By Ray Pride Pride@moviecitynews.com
Out of the Cave: what follows a Proposition
Proposition screenwriter, murder balladeer and all-round mustache man Nick Cave talks new projects with Bernard Zuel at Sydney Morning Herald upon the release of a new album by a four-piece group drawn from his Bad Seeds that he’s calling Grinderman. “The 49-year-old father of four is in a well-fitted brown pinstripe suit with a blue patterned shirt, thin legs stretched out and ending in little black boots… [A]s ever he is dressed somewhere between stylish and sharp. That preternaturally black hair is long, swept back off the high forehead in a flourish, though you can see a bald patch at the crown… [A]musement twitches at the corners of his mouth. Well, what you can see of his mouth under an extravagant moustache. Grown for a film role but retained when he saw how much it offended some people, the mo is part bushranger, part ’70s porn star. It looks somehow appropriate on the man who [wrote] the starkly brutal Australian western The Proposition. And he has described one of the film scripts he’s working on now as a “British sex romp” called Death of a Ladies’ Man. Its central character is a sex-addicted man who sells beauty products in Brighton, near Cave’s home… “Well, I’m nearly 50 and I’m not doing anything that I don’t enjoy any more… just don’t involve myself in anything that doesn’t look like I am going to enjoy it from the start. I guess the days of deep despair and anxiety in the studio are behind me. And it’s been like that for a while, actually.

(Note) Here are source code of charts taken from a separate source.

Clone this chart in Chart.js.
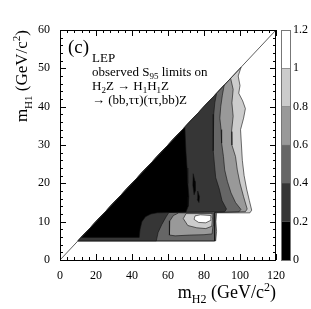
<!DOCTYPE html>
<html>
<head>
<meta charset="utf-8">
<script src="https://cdn.jsdelivr.net/npm/chart.js@4.4.1/dist/chart.umd.min.js"></script>
<style>
  html, body { margin: 0; padding: 0; background: #fff; }
  #wrap { position: relative; width: 311px; height: 309px; }
  #main { position: absolute; left: 0; top: 0; }
  #bar { position: absolute; left: 270px; top: 0; }
</style>
</head>
<body>
<div id="wrap">
  <canvas id="main" width="311" height="309"></canvas>
  <canvas id="bar" width="41" height="309"></canvas>
</div>
<script>
// tick labels
const xTicks = [0, 20, 40, 60, 80, 100, 120];
const yTicks = [0, 10, 20, 30, 40, 50, 60];
const levelTicks = [0, 0.2, 0.4, 0.6, 0.8, 1, 1.2];
const levelColors = ['#000000', '#363636', '#666666', '#999999', '#cccccc', '#ffffff'];

// kinematic limit m_H1 = m_H2 / 2
const diagonal = [[0, 0], [120, 60]];

// contour regions of S95, points are [m_H2, m_H1] in GeV
const below10 = [[10, 5], [100.6, 50.3], [99, 48], [100, 45.5], [99.3, 43.5], [101.5, 41.5], [103, 39.5], [102, 37],
  [100.3, 34], [100.8, 30], [101.3, 26], [102.3, 22], [103.7, 18.5], [105.2, 15.5], [106.5, 13], [105.5, 12.3],
  [87, 12.3], [86.6, 10], [87, 7.5], [86.5, 5], [10, 5]];
const below08 = [[10, 5], [94.8, 47.4], [96.2, 44.5], [95.5, 41], [96.2, 37.5], [95.3, 33.5], [95.5, 30], [97.5, 27],
  [98.5, 23.5], [100, 20], [102, 16.5], [104, 13.3], [103, 12.6], [86, 12.4], [86, 5], [10, 5]];
const below06 = [[10, 5], [91.2, 45.6], [90.2, 43], [89.3, 40], [88.8, 37], [89.5, 34], [89.8, 30.5], [90.8, 27],
  [91.5, 23.5], [93, 20.5], [95, 17.5], [97.5, 15], [100.5, 13.2], [99.5, 12.6], [86, 12.4], [85.8, 9], [86, 5], [10, 5]];
const patch08 = [[61, 6.5], [64, 6.3], [72, 6.5], [80, 6.6], [84.5, 6.8], [85, 9], [85.2, 12.2], [66, 12.3],
  [63, 11.6], [61, 10.2], [60.6, 8], [61, 6.5]];
const island10 = [[68.5, 10.8], [71, 9], [76, 8.4], [81, 8.2], [84.3, 8.8], [84.7, 11], [84.5, 12.1], [70, 12.1], [68.5, 10.8]];
const spot12 = [[74.5, 10.6], [77, 9.8], [81, 9.7], [83.5, 10.3], [83.8, 11.6], [78, 11.8], [75, 11.5], [74.5, 10.6]];
const below04 = [[10, 5], [87, 43.5], [86, 41], [85.4, 38], [85, 35], [85, 32], [85.4, 28.5], [85.8, 25], [86.5, 21.5],
  [88.5, 18.5], [90, 15.5], [92.5, 13.3], [91.5, 12.6], [60.5, 12.4], [59, 11.3], [56.5, 9.2], [54.5, 7.2], [53.5, 5], [10, 5]];
const below02 = [[11.8, 5.9], [69.4, 34.7], [69.6, 32], [70, 28], [70.6, 24], [71, 20], [71.6, 16.5], [71.2, 14],
  [70, 12.5], [54, 12.3], [50.5, 12], [47.5, 11.3], [45.5, 10], [44.5, 8], [44, 5.9], [11.8, 5.9]];
const spotA = [[74, 22.5], [75, 20.5], [75.2, 18], [74.5, 17], [73.8, 19.5], [74, 22.5]];
const spotB = [[76.5, 18], [77.5, 16.5], [77.2, 15], [76.2, 15.8], [76.5, 18]];

// bottom to top
const layers = [
  [below10, levelColors[4]],
  [below08, levelColors[3]],
  [below06, levelColors[2]],
  [patch08, levelColors[3]],
  [island10, levelColors[4]],
  [spot12, levelColors[5]],
  [below04, levelColors[1]],
  [below02, levelColors[0]],
  [spotA, levelColors[0]],
  [spotB, levelColors[0]]
];

const serif = 'Liberation Serif';
const pts = arr => arr.map(p => ({ x: p[0], y: p[1] }));

const datasets = layers.map(([poly, color]) => ({
  data: pts(poly),
  backgroundColor: color,
  borderColor: '#111',
  borderWidth: 0.6,
  pointRadius: 0,
  tension: 0,
  fill: 'shape'
}));
datasets.push({
  data: pts(diagonal),
  borderColor: '#333',
  borderWidth: 0.8,
  pointRadius: 0,
  fill: false
});
datasets.reverse();

// draw text runs with sub/superscripts
function runsWidth(ctx, runs) {
  let w = 0;
  for (const [t, size] of runs) {
    ctx.font = size + 'px "' + serif + '"';
    w += ctx.measureText(t).width;
  }
  return w;
}
function drawRuns(ctx, runs, x, y) {
  for (const [t, size, dy] of runs) {
    ctx.font = size + 'px "' + serif + '"';
    ctx.fillText(t, x, y + dy);
    x += ctx.measureText(t).width;
  }
}

const framePlugin = {
  id: 'frame',
  afterDatasetsDraw(chart) {
    const { ctx, chartArea: a, scales: { x, y } } = chart;
    ctx.save();
    ctx.strokeStyle = '#000';
    ctx.lineWidth = 1;
    ctx.strokeRect(a.left + 0.5, a.top + 0.5, a.right - a.left - 1, a.bottom - a.top);
    ctx.beginPath();
    for (let v = 0; v <= 120; v += 4) {
      const px = Math.round(x.getPixelForValue(v)) + 0.5;
      const len = v % 20 === 0 ? 6 : 3;
      ctx.moveTo(px, a.bottom); ctx.lineTo(px, a.bottom - len);
      ctx.moveTo(px, a.top); ctx.lineTo(px, a.top + len);
    }
    for (let v = 0; v <= 60; v += 2) {
      const py = Math.round(y.getPixelForValue(v)) + 0.5;
      const len = v % 10 === 0 ? 6 : 3;
      ctx.moveTo(a.left, py); ctx.lineTo(a.left + len, py);
      ctx.moveTo(a.right, py); ctx.lineTo(a.right - len, py);
    }
    ctx.stroke();
    ctx.restore();
  },
  afterDraw(chart) {
    const { ctx, chartArea: a } = chart;
    ctx.save();
    ctx.fillStyle = '#000';
    ctx.textBaseline = 'alphabetic';

    // x title, right aligned
    const xr = [['m', 18, 0], ['H2', 12, 5], [' (GeV/c', 18, 0], ['2', 12, -7], [')', 18, 0]];
    drawRuns(ctx, xr, a.right - runsWidth(ctx, xr), 298);

    // y title, rotated, top aligned
    const yr = [['m', 17, 0], ['H1', 11, 5], [' (GeV/c', 17, 0], ['2', 11, -7], [')', 17, 0]];
    ctx.save();
    ctx.translate(27, a.top + runsWidth(ctx, yr));
    ctx.rotate(-Math.PI / 2);
    drawRuns(ctx, yr, 0, 0);
    ctx.restore();

    // annotation
    drawRuns(ctx, [['(c)', 19, 0]], a.left + 8, 53);
    const tx = a.left + 32;
    drawRuns(ctx, [['LEP', 13, 0]], tx, 62);
    drawRuns(ctx, [['observed S', 13, 0], ['95', 9, 3], [' limits on', 13, 0]], tx, 76);
    drawRuns(ctx, [['H', 13, 0], ['2', 9, 3], ['Z \u2192 H', 13, 0], ['1', 9, 3], ['H', 13, 0], ['1', 9, 3], ['Z', 13, 0]], tx, 90);
    drawRuns(ctx, [['\u2192 (bb,\u03c4\u03c4)(\u03c4\u03c4,bb)Z', 13, 0]], tx, 104);
    ctx.restore();
  }
};

new Chart(document.getElementById('main'), {
  type: 'line',
  data: { datasets },
  options: {
    responsive: false,
    animation: false,
    layout: { padding: { left: 0, top: 30, right: 35, bottom: 0 } },
    plugins: { legend: { display: false }, tooltip: { enabled: false } },
    scales: {
      x: {
        type: 'linear', min: 0, max: 120,
        afterBuildTicks: s => { s.ticks = xTicks.map(v => ({ value: v })); },
        afterFit: s => { s.height = 49; },
        grid: { display: false, drawTicks: false },
        border: { display: false },
        ticks: { padding: 9, autoSkip: false, maxRotation: 0, color: '#000', font: { family: serif, size: 12 } }
      },
      y: {
        type: 'linear', min: 0, max: 60,
        afterBuildTicks: s => { s.ticks = yTicks.map(v => ({ value: v })); },
        afterFit: s => { s.width = 60; },
        grid: { display: false, drawTicks: false },
        border: { display: false },
        ticks: { padding: 10, autoSkip: false, color: '#000', font: { family: serif, size: 12 } }
      }
    }
  },
  plugins: [framePlugin]
});

// colour scale
const barFrame = {
  id: 'barFrame',
  afterDatasetsDraw(chart) {
    const { ctx, chartArea: a } = chart;
    ctx.save();
    ctx.strokeStyle = '#777';
    ctx.lineWidth = 1;
    ctx.strokeRect(a.left + 0.5, a.top + 0.5, a.right - a.left - 1, a.bottom - a.top);
    ctx.restore();
  }
};

new Chart(document.getElementById('bar'), {
  type: 'bar',
  data: {
    labels: [''],
    datasets: levelColors.map((c, i) => ({
      data: [levelTicks[i + 1] - levelTicks[i]],
      backgroundColor: c,
      borderColor: '#555',
      borderWidth: 0.5,
      barPercentage: 1,
      categoryPercentage: 1
    }))
  },
  options: {
    responsive: false,
    animation: false,
    layout: { padding: { left: 11, top: 30, right: 0, bottom: 49 } },
    plugins: { legend: { display: false }, tooltip: { enabled: false } },
    scales: {
      x: { display: false, stacked: true },
      y: {
        stacked: true, position: 'right', min: 0, max: 1.2,
        afterBuildTicks: s => { s.ticks = levelTicks.map(v => ({ value: v })); },
        afterFit: s => { s.width = 20; },
        grid: { display: false, drawTicks: false },
        border: { display: false },
        ticks: { padding: 2, color: '#000', font: { family: serif, size: 12 }, callback: v => String(v) }
      }
    }
  },
  plugins: [barFrame]
});
</script>
</body>
</html>
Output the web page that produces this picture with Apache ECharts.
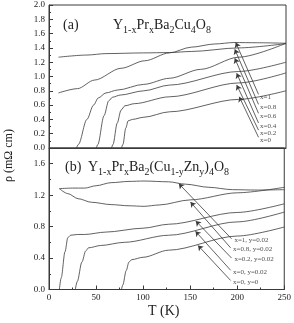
<!DOCTYPE html>
<html>
<head>
<meta charset="utf-8">
<script src="https://cdn.jsdelivr.net/npm/echarts@6/dist/echarts.min.js"></script>
<style>
  html, body { margin: 0; padding: 0; background: #fff; }
  #chart { width: 294px; height: 323px; }
</style>
</head>
<body>
<div id="chart"></div>
<script>
// panel (a): Y1-xPrxBa2Cu4O8, [T (K), rho (mOhm cm)]
const a_x1 = [[10, 1.27], [40, 1.30], [60, 1.32], [100, 1.33], [127, 1.335], [150, 1.35], [200, 1.40], [250, 1.46]];
const a_x08 = [[10, 0.77], [30, 0.83], [48, 0.95], [76, 1.115], [101, 1.22], [127, 1.33], [150, 1.41], [175, 1.455], [195, 1.475], [220, 1.472], [250, 1.465]];
const a_x06 = [[29, 0], [31, 0.05], [40, 0.40], [47, 0.60], [52, 0.70], [60, 0.77], [72, 0.81], [100, 0.89], [127, 0.975], [160, 1.10], [200, 1.27], [250, 1.465]];
const a_x04 = [[50, 0], [51.5, 0.05], [58, 0.45], [63, 0.66], [67, 0.71], [75, 0.74], [100, 0.80], [127, 0.88], [200, 1.07], [250, 1.20]];
const a_x02 = [[66, 0], [67.5, 0.05], [72, 0.35], [76, 0.53], [80, 0.59], [90, 0.62], [127, 0.716], [200, 0.91], [250, 1.05]];
const a_x0 = [[76.5, 0], [78, 0.05], [81, 0.28], [83.5, 0.38], [88, 0.40], [100, 0.43], [127, 0.506], [200, 0.68], [250, 0.80]];

// panel (b): Y1-xPrxBa2(Cu1-yZny)4O8
const b_x1 = [[11, 1.283], [25, 1.29], [38, 1.29], [50, 1.32], [66, 1.359], [85, 1.375], [101, 1.38], [127, 1.37], [145, 1.34], [170, 1.30], [195, 1.27], [220, 1.265], [250, 1.27]];
const b_x08 = [[11, 1.283], [20, 1.22], [31, 1.155], [45, 1.11], [66, 1.08], [85, 1.065], [101, 1.058], [117, 1.075], [150, 1.14], [200, 1.23], [250, 1.30]];
const b_x02 = [[11, 0], [13, 0.15], [17, 0.48], [20, 0.66], [23, 0.69], [30, 0.70], [38, 0.70], [60, 0.73], [100, 0.78], [127, 0.83], [200, 0.98], [250, 1.09]];
const b_x0y02 = [[28, 0], [30, 0.10], [35, 0.35], [39, 0.49], [42, 0.53], [55, 0.56], [80, 0.60], [127, 0.69], [200, 0.86], [250, 0.985]];
const b_x0y0 = [[77, 0], [78.5, 0.06], [82, 0.24], [85, 0.35], [88, 0.38], [100, 0.41], [127, 0.50], [200, 0.68], [250, 0.795]];

// arrow annotations: [tailT, tailRho, tipT, tipRho]
const a_arrows = [[221, 0.75, 197, 1.475], [221, 0.61, 196, 1.38], [221, 0.485, 196, 1.255], [221, 0.35, 198, 1.045], [221, 0.25, 198, 0.88], [221, 0.15, 200.7, 0.716]];
const a_labels = ['x=1', 'x=0.8', 'x=0.6', 'x=0.4', 'x=0.2', 'x=0'];
const a_labelPos = [[222.5, 0.708], [222.5, 0.567], [222.5, 0.444], [222.5, 0.308], [222.5, 0.21], [222.5, 0.108]];

const b_arrows = [[194, 0.645, 138, 1.346], [193, 0.53, 150.4, 1.112], [194, 0.40, 156, 0.871], [193, 0.245, 155.7, 0.74], [193, 0.115, 158.4, 0.56]];
const b_labels = ['x=1, y=0.02', 'x=0.8, y=0.02', 'x=0.2, y=0.02', 'x=0, y=0.02', 'x=0, y=0'];
const b_labelPos = [[197, 0.626], [195.5, 0.508], [197, 0.381], [195.5, 0.224], [195.5, 0.097]];

const xTicks = { min: 0, max: 250, interval: 50 };

const FONT = 'Liberation Serif';
const LINE = '#3a3a3a';
const TXT = '#222';

const chart = echarts.init(document.getElementById('chart'));

const curve = (data, idx) => ({
  type: 'line', data, xAxisIndex: idx, yAxisIndex: idx,
  showSymbol: false, smooth: 0.3, smoothMonotone: 'x',
  lineStyle: { color: LINE, width: 0.8 }, silent: true
});

const arrows = (list, idx) => ({
  type: 'lines', coordinateSystem: 'cartesian2d', xAxisIndex: idx, yAxisIndex: idx,
  symbol: ['none', 'arrow'], symbolSize: 5,
  lineStyle: { color: LINE, width: 0.8, opacity: 1 },
  data: list.map(a => ({ coords: [[a[0], a[1]], [a[2], a[3]]] })),
  silent: true
});

const labels = (names, pos, idx) => ({
  type: 'scatter', xAxisIndex: idx, yAxisIndex: idx, symbolSize: 0,
  data: names.map((n, i) => ({ name: n, value: pos[i] })),
  label: { show: true, position: 'right', distance: 0, formatter: '{b}', fontFamily: FONT, fontSize: 7, color: TXT },
  silent: true
});

const yAxisBase = {
  type: 'value',
  axisLine: { show: true, lineStyle: { color: LINE, width: 1 } },
  axisTick: { show: true, inside: true, length: 4, lineStyle: { color: LINE } },
  minorTick: { show: true, splitNumber: 2, length: 2, lineStyle: { color: LINE } },
  splitLine: { show: false },
  axisLabel: { fontFamily: FONT, fontSize: 9, color: TXT, margin: 4, formatter: v => v.toFixed(1) }
};

const rich = {
  n: { fontFamily: FONT, fontSize: 14, fontWeight: 'normal', lineHeight: 19, color: TXT },
  s: { fontFamily: FONT, fontSize: 10, fontWeight: 'normal', lineHeight: 9, verticalAlign: 'bottom', color: TXT }
};
const plain = { fontFamily: FONT, fontSize: 14, fontWeight: 'normal', color: TXT };

chart.setOption({
  animation: false,
  backgroundColor: '#fff',
  title: [
    { text: '(a)', left: 58, top: 13, textStyle: plain },
    { text: '{n|Y}{s|1-x}{n|Pr}{s|x}{n|Ba}{s|2}{n|Cu}{s|4}{n|O}{s|8}', left: 108, top: 11, textStyle: { fontWeight: 'normal', rich } },
    { text: '(b)', left: 60, top: 155, textStyle: plain },
    { text: '{n|Y}{s|1-x}{n|Pr}{s|x}{n|Ba}{s|2}{n|(Cu}{s|1-y}{n|Zn}{s|y}{n|)}{s|4}{n|O}{s|8}', left: 83, top: 153, textStyle: { fontWeight: 'normal', rich } }
  ],
  graphic: [
    { type: 'text', x: 3, y: 182, rotation: Math.PI / 2, style: { text: 'ρ (mΩ cm)', fontFamily: FONT, fontSize: 12, fill: TXT } },
    { type: 'text', x: 148, y: 304, style: { text: 'T (K)', fontFamily: FONT, fontSize: 14, fill: TXT } }
  ],
  grid: [
    { left: 49, right: 8, top: 5, height: 143, show: true, borderColor: LINE, borderWidth: 1 },
    { left: 49, right: 8, top: 148, height: 141.5, show: true, borderColor: LINE, borderWidth: 1 }
  ],
  xAxis: [
    { gridIndex: 0, type: 'value', ...xTicks, axisLine: { show: true, lineStyle: { color: LINE } },
      axisTick: { show: false }, axisLabel: { show: false }, splitLine: { show: false } },
    { gridIndex: 1, type: 'value', ...xTicks,
      axisLine: { show: true, lineStyle: { color: LINE } },
      axisTick: { show: true, inside: true, length: 4, lineStyle: { color: LINE } },
      minorTick: { show: true, splitNumber: 2, length: 2, lineStyle: { color: LINE } },
      splitLine: { show: false },
      axisLabel: { fontFamily: FONT, fontSize: 9, color: TXT, margin: 4 } }
  ],
  yAxis: [
    { ...yAxisBase, gridIndex: 0, min: 0, max: 2.0, interval: 0.2 },
    { ...yAxisBase, gridIndex: 1, min: 0, max: 1.8, interval: 0.4,
      axisLabel: { ...yAxisBase.axisLabel, showMaxLabel: false } }
  ],
  series: [
    curve(a_x1, 0), curve(a_x08, 0), curve(a_x06, 0), curve(a_x04, 0), curve(a_x02, 0), curve(a_x0, 0),
    curve(b_x1, 1), curve(b_x08, 1), curve(b_x02, 1), curve(b_x0y02, 1), curve(b_x0y0, 1),
    arrows(a_arrows, 0), arrows(b_arrows, 1),
    labels(a_labels, a_labelPos, 0), labels(b_labels, b_labelPos, 1)
  ]
});
</script>
</body>
</html>
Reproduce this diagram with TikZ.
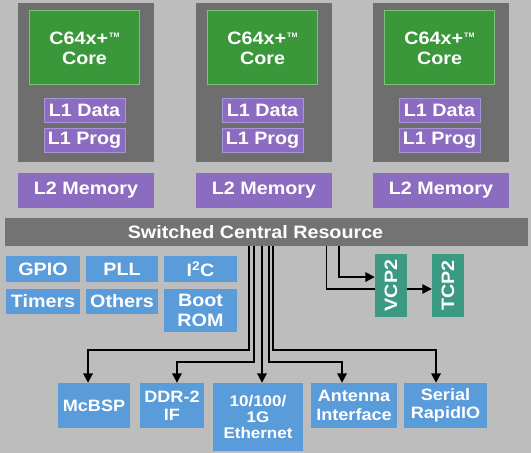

It’s not to say that I’m not without that in the writing process or when I’m on my own in the office and have to write songs. But pretty much we have an unspoken agreement that you don’t bring your shit into the studio…. A lot of what I write these days I’m writing to entertain myself, and it’s not that they’re not serious songs any more, but there is a lightness to them I’m really pleased about.”